Filed Under: Jurisdiction Issues, Week's Best Posts

SOVEREIGN IMMUNITY BARS LAWSUIT ALLEGING INTERNATIONAL REINSURANCE FRAUD

April 7, 2010 by Carlton Fields

The Second Circuit affirmed the dismissal of a lawsuit alleging that the Republic of Indonesia and its state-owned social security insurer, P.T. Jamsostek, negligently supervised Jamsostek employees who perpetrated an international commercial reinsurance fraud scheme against plaintiff Anglo-Iberia Underwriting Management Company. Indonesia and Jamsostek moved for dismissal for lack of subject matter jurisdiction under the Foreign Sovereign Immunities Act, arguing the defendants were not engaged in “commercial activity” under FSIA. FSIA abrogates sovereign immunity where a foreign state has engaged in commercial activity; a foreign state engages in commercial activity when it acts not as a regulator of a market, but in the manner of a private player within it. In ruling on the motion, the district court found, and the Second Circuit later agreed, that Jamsostek does not sell insurance to workers or employers “in any traditional sense,” and does not compete in the marketplace like a private insurer. Rather, as the default health insurer under Indonesia’s national social security program, Jamsostek provides a “floor” for health insurance, and ensures that certain Indonesian employers comply with the governmental mandate that they provide basic health insurance coverage to their workers. Thus, FSIA barred the suit. Anglo-Iberia Underwriting Management Co. v. P.T. Jamsostek (Persero), Case No. 08-2666 (2d Cir. Mar. 29, 2010).

This post written by Brian Perryman.

Filed Under: Arbitration / Court Decisions, Brokers / Underwriters, Jurisdiction Issues

COLORADO RIVER ABSTENTION WHACK-A-MOLE

March 30, 2010 by Carlton Fields

A federal court in Iowa heard a motion to dismiss or stay brought by The Samuels Group, Inc., a design/build company who undertook a construction project in Wisconsin. Samuels had entered into a contract with the property owner, Alta Vista Properties, LC, to build a facility on one of its properties. Samuels subcontracted to Hatch Grading & Contracting, Inc. During the course of construction, a tornado destroyed the partially finished project. Hatch asserted a mechanic’s lien against the property to recover payment for the work it had done, and brought an action in state court to enforce the lien.

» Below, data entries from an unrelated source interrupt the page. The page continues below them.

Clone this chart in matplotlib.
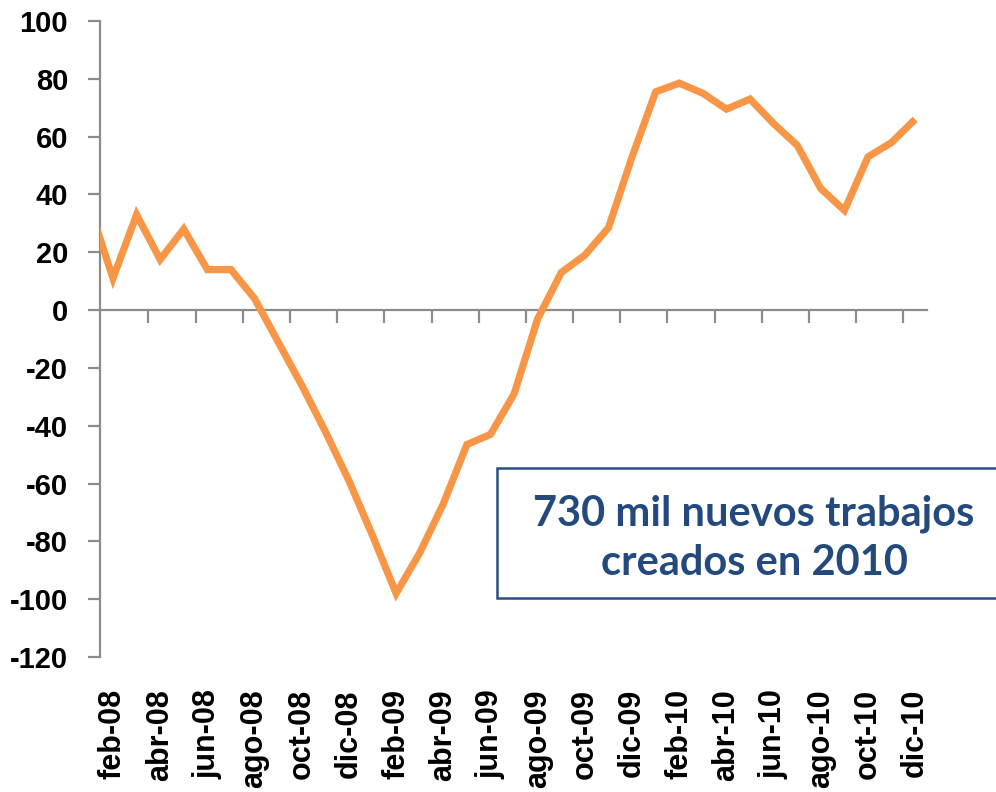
import matplotlib
matplotlib.use("Agg")
import matplotlib.pyplot as plt
import matplotlib.transforms as mtransforms
from matplotlib.patches import Rectangle

months = ["ene", "feb", "mar", "abr", "may", "jun", "jul", "ago", "sep", "oct", "nov", "dic"]
years = ["08", "09", "10"]
categories = [f"{m}-{y}" for y in years for m in months]

values = [36, 11, 33, 17.5, 28, 14, 14, 4,
          -11, -26, -42, -59,
          -78, -98, -84, -67, -46.5, -43, -29, -3, 13, 19, 28.5, 53,
          75.5, 78.5, 75, 69.5, 73, 64.5, 57, 42, 34.5, 53, 58, 66]

yticks = list(range(-120, 101, 20))
annotation = "730 mil nuevos trabajos\ncreados en 2010"

W, H = 996, 792
fig = plt.figure(figsize=(W / 100, H / 100), dpi=100)
ax = fig.add_axes([100 / W, 1 - 657 / H, 827 / W, 636 / H])

x = list(range(len(values)))
ax.plot(x, values, color="#F79646", lw=5.2, solid_joinstyle="miter", solid_capstyle="butt", zorder=3)

ax.set_xlim(0.45, 35.5)
ax.set_ylim(-120, 100)

grey = "#8C8C8C"
for s in ["top", "right"]:
    ax.spines[s].set_visible(False)
ax.spines["left"].set_color(grey)
ax.spines["left"].set_linewidth(1.6)
ax.spines["bottom"].set_position(("data", 0))
ax.spines["bottom"].set_color(grey)
ax.spines["bottom"].set_linewidth(1.6)

ax.set_yticks(yticks)
ax.set_yticklabels([str(v) for v in yticks], fontsize=21, fontweight="bold",
                   family=["Liberation Sans", "DejaVu Sans"])
ax.tick_params(axis="y", direction="out", length=9, width=1.6, color=grey, pad=14)

tick_pos = [i + 0.5 for i in range(2, len(values) - 1, 2)]
ax.set_xticks(tick_pos)
ax.set_xticklabels([])
ax.tick_params(axis="x", direction="out", length=9, width=1.6, color=grey)

trans = mtransforms.blended_transform_factory(ax.transData, fig.transFigure)
for i in range(1, len(categories), 2):
    ax.text(i, 1 - 689 / H, categories[i], rotation=90, ha="center", va="top",
            fontsize=22, fontweight="bold", family=["Liberation Sans", "DejaVu Sans"],
            transform=trans, clip_on=False)

rect = Rectangle((497 / W, 1 - 598 / H), (W - 497 + 10) / W, 130 / H,
                 transform=fig.transFigure, fill=True, facecolor="white",
                 edgecolor="#2A4F84", lw=1.8, clip_on=False, zorder=5)
fig.patches.append(rect)
fig.text(754 / W, 1 - 538 / H, annotation, ha="center", va="center",
         fontsize=30, fontweight="bold", color="#244A7D",
         family=["Lato", "DejaVu Sans"], linespacing=1.35, zorder=6)

fig.savefig("out.png", dpi=100)
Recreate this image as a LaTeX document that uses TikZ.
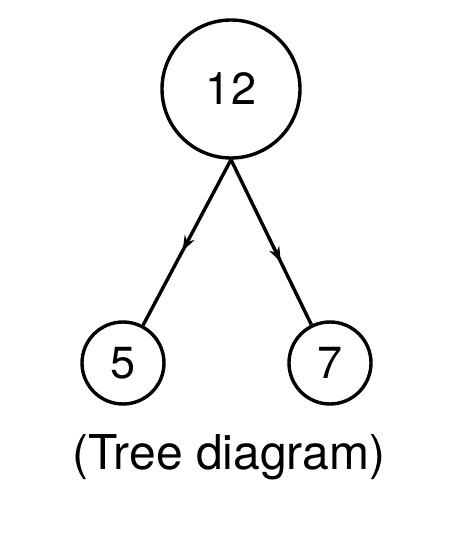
\documentclass[tikz,border=0pt]{standalone}
\usepackage{fontspec}
\setmainfont{TeX Gyre Heros}
\usetikzlibrary{arrows.meta,decorations.markings}

\begin{document}
\begin{tikzpicture}[x=1pt,y=1pt]
        \tikzstyle{every node}+=[inner sep=0pt]
        \tikzstyle{vertex}=[draw=black,circle,line width=3.4pt,font=\fontsize{45}{50}\selectfont]
        \tikzstyle{edge}=[draw=black,line width=3.4pt,postaction={decorate}]
        \useasboundingbox (0,0) rectangle (474,560);
        \node [vertex,minimum size=138pt] (n12) at (231,471) {12};
        \node [vertex,minimum size=82pt] (n5) at (123,197) {5};
        \node [vertex,minimum size=82pt] (n7) at (330,197) {7};
        \draw [edge,decoration={markings,mark=at position 0.55 with {\arrow{Stealth[length=15pt,width=11pt]}}}] (n12.south) -- (n5);
        \draw [edge,decoration={markings,mark=at position 0.62 with {\arrow{Stealth[length=15pt,width=11pt]}}}] (n12.south) -- (n7);
        \node [anchor=base,font=\fontsize{48}{56}\selectfont] (caption) at (229,90) {(Tree diagram)};
\end{tikzpicture}
\end{document}
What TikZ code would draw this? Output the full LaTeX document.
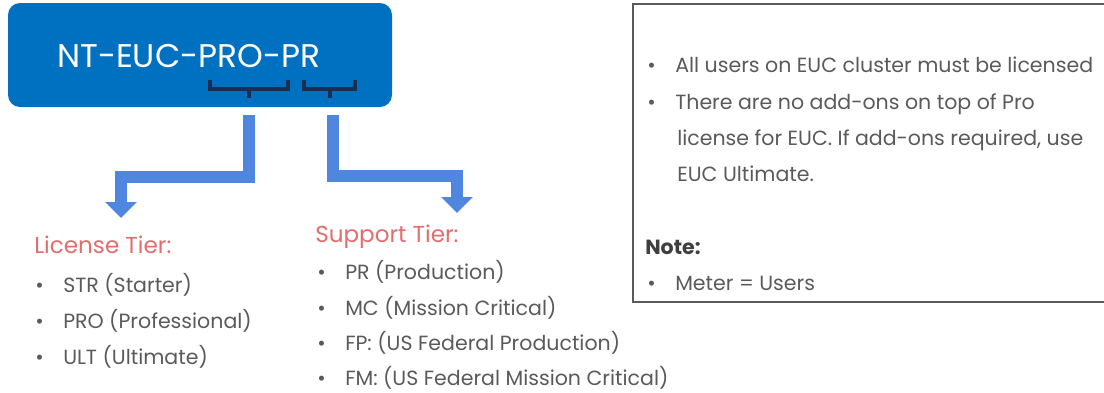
\documentclass[tikz,border=0pt]{standalone}
\usepackage{fontspec}
\setmainfont{Poppins}
\usetikzlibrary{arrows.meta}

\definecolor{titleblue}{HTML}{0070C0}
\definecolor{arrowblue}{HTML}{4F86E0}
\definecolor{bracenavy}{HTML}{1A2E52}
\definecolor{tiersalmon}{HTML}{E26D6D}
\definecolor{itemgray}{HTML}{5A5A5A}
\definecolor{notegray}{HTML}{3F3F3F}

\tikzset{
  tierarrow/.style={draw=arrowblue, line width=9pt,
    -{Triangle[width=23pt,length=12pt]}},
  skubrace/.style={draw=bracenavy, line width=2.6pt},
  tierhead/.style={anchor=base west, inner sep=0pt, text=tiersalmon,
    font=\fontsize{17.3}{20}\selectfont},
  tieritem/.style={anchor=base west, inner sep=0pt, text=itemgray,
    font=\fontsize{15.4}{18}\selectfont},
}
\newcommand{\bul}[1]{\makebox[21pt][l]{\textbullet}#1}

\begin{document}
\begin{tikzpicture}[x=0.75pt,y=-0.75pt]
      \useasboundingbox (0,0) rectangle (1104,393);

      % product code
      \fill[titleblue, rounded corners=9pt] (8,3) rectangle (392,107);
      \node (title) [anchor=base west, inner sep=0pt, text=white,
        font=\fontsize{24.6}{29}\selectfont] at (57,67) {NT-EUC-PRO-PR};

      \draw[skubrace] (210,80) -- (210,89) -- (288,89) -- (288,80);
      \draw[skubrace] (249,89) -- (249,98);
      \draw[skubrace] (304,80) -- (304,89) -- (355,89) -- (355,80);
      \draw[skubrace] (330,89) -- (330,98);

      % arrows
      \coordinate (licstart) at (249,115);
      \coordinate (licbend)  at (249,177);
      \coordinate (lictip)   at (121,218);
      \coordinate (supstart) at (333,115);
      \coordinate (supbend)  at (333,176);
      \coordinate (suptip)   at (457,213);
      \draw[tierarrow] (licstart) -- (licbend) -| (lictip);
      \draw[tierarrow] (supstart) -- (supbend) -| (suptip);

      % license tier
      \node (lic)  [tierhead] at (34,253) {License Tier:};
      \node (lic1) [tieritem] at (35,292) {\bul{STR (Starter)}};
      \node (lic2) [tieritem] at (35,328) {\bul{PRO (Professional)}};
      \node (lic3) [tieritem] at (35,364) {\bul{ULT (Ultimate)}};

      % support tier
      \node (sup)  [tierhead] at (315,242) {Support Tier:};
      \node (sup1) [tieritem] at (317,279) {\bul{PR (Production)}};
      \node (sup2) [tieritem] at (317,315) {\bul{MC (Mission Critical)}};
      \node (sup3) [tieritem] at (317,350) {\bul{FP: (US Federal Production)}};
      \node (sup4) [tieritem] at (317,385) {\bul{FM: (US Federal Mission Critical)}};

      % notes box
      \draw[draw=itemgray, line width=1.5pt] (633,4) rectangle (1112,302);
      \node (rule1) [tieritem] at (647,72)  {\bul{All users on EUC cluster must be licensed}};
      \node (rule2) [tieritem] at (647,109) {\bul{There are no add-ons on top of Pro}};
      \node (rule3) [tieritem] at (677,145) {license for EUC. If add-ons required, use};
      \node (rule4) [tieritem] at (677,181) {EUC Ultimate.};
      \node (note)  [tieritem, text=notegray, font=\fontsize{15.4}{18}\selectfont\bfseries]
        at (645,254) {Note:};
      \node (note1) [tieritem] at (647,290) {\bul{Meter = Users}};
    \end{tikzpicture}
\end{document}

It initially brought in both Alta Vista and Samuels, but ultimately, after various machinations by the parties, agreed to withdraw the petition as against Samuels, as Samuels and Hatch agreed to arbitrate corollary disputes that impacted the mechanic lien issue, and the state court proceedings were stayed. Samuels and Hatch arbitrated, with an award in favor of Hatch. Hatch thereafter sought to bring Samuels back into the state court action to confirm the arbitration award. Samuels filed a petition in federal court to vacate the award on various grounds. Hatch argued that Colorado River abstention applied, and that the action should be dismissed or stayed pending resolution of the state court action. Samuels argued Colorado River did not apply, in part because the FAA created a federal law basis requiring the federal court to maintain jurisdiction, and in part because the parties were not identical in the state court proceeding. The court generally rejected these arguments, noting that the parties were not identical in Colorado River itself, and that Samuels effectively had been part of the state court proceedings at various points. The court nonetheless agreed to maintain jurisdiction, but granted Hatch’s motion to stay the federal action pending the outcome of the state court proceeding. The Samuels Group, Inc. v. Hatch Grading and Contracting, Inc., No. 09-2058 (USDC N.D. Iowa March 23, 2010).